Ainsi fait, jugé et prononcé les jour, mois et an que dessus et ont signé;
Observations de Joseph ISSA-SAYEGH, Professeur, Consultant
La décision d'incompétence rendue par la CCJA est tout à fait justifiée. La seule ressource du requérant est de saisir la Cour suprême du Tchad, s'il est encore dans les délais pour le faire, la question étant de savoir si la saisine de la CCJA, même à tort, suspend le délai de pourvoi en cassation devant cette haute juridiction nationale. On se demande pourquoi la CCJA n'a pas renvoyé cette affaire à la Cour suprême tchadienne, comme elle l'a fait dans l'arrêt n° 3 / 2001 du 11 octobre 2001.
Reste une autre question : quid si la CCJA s'était reconnue compétente dans l'hypothèse où l'Acte uniforme sur les procédures simplifiées de recouvrement des créances avait été reconnu applicable? Dans ce cas, le pourvoi aurait été déclaré recevable en la forme, mais au fond? Sur le premier moyen du pourvoi (violation de l'article 3, alinéa 2), la CCJA aurait dû rechercher s'il y avait eu violation de la clause d'attribution de compétence territoriale au Tribunal de commerce de Paris et, notamment, si l'exception d'incompétence de la juridiction tchadienne avait été soulevée in limine litis ou non (dans cette dernière hypothèse, le fait de ne pas soulever cette exception aurait être interprété comme une renonciation à s'en prévaloir).
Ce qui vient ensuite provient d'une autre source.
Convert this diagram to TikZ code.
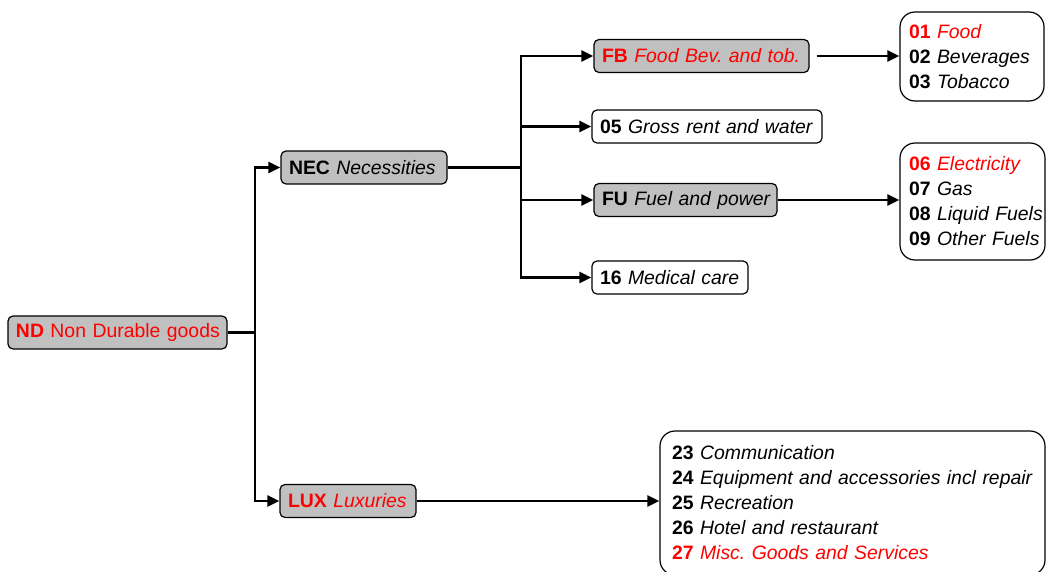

En outre, l'article 4, alinéa 1er de l'Acte uniforme précité renvoie à la loi nationale de chaque Etat partie le soin de définir le mandataire autorisé à représenter le requérant à une procédure d'injonction de payer, donc, en l'espèce, à l'article 32 du code tchadien de procédure civile. Dans ce cas, qui est compétent pour juger s'il y a violation de cette loi nationale : la CCJA ou la Cour suprême tchadienne? Nous serions tentés d'opter pour la seconde.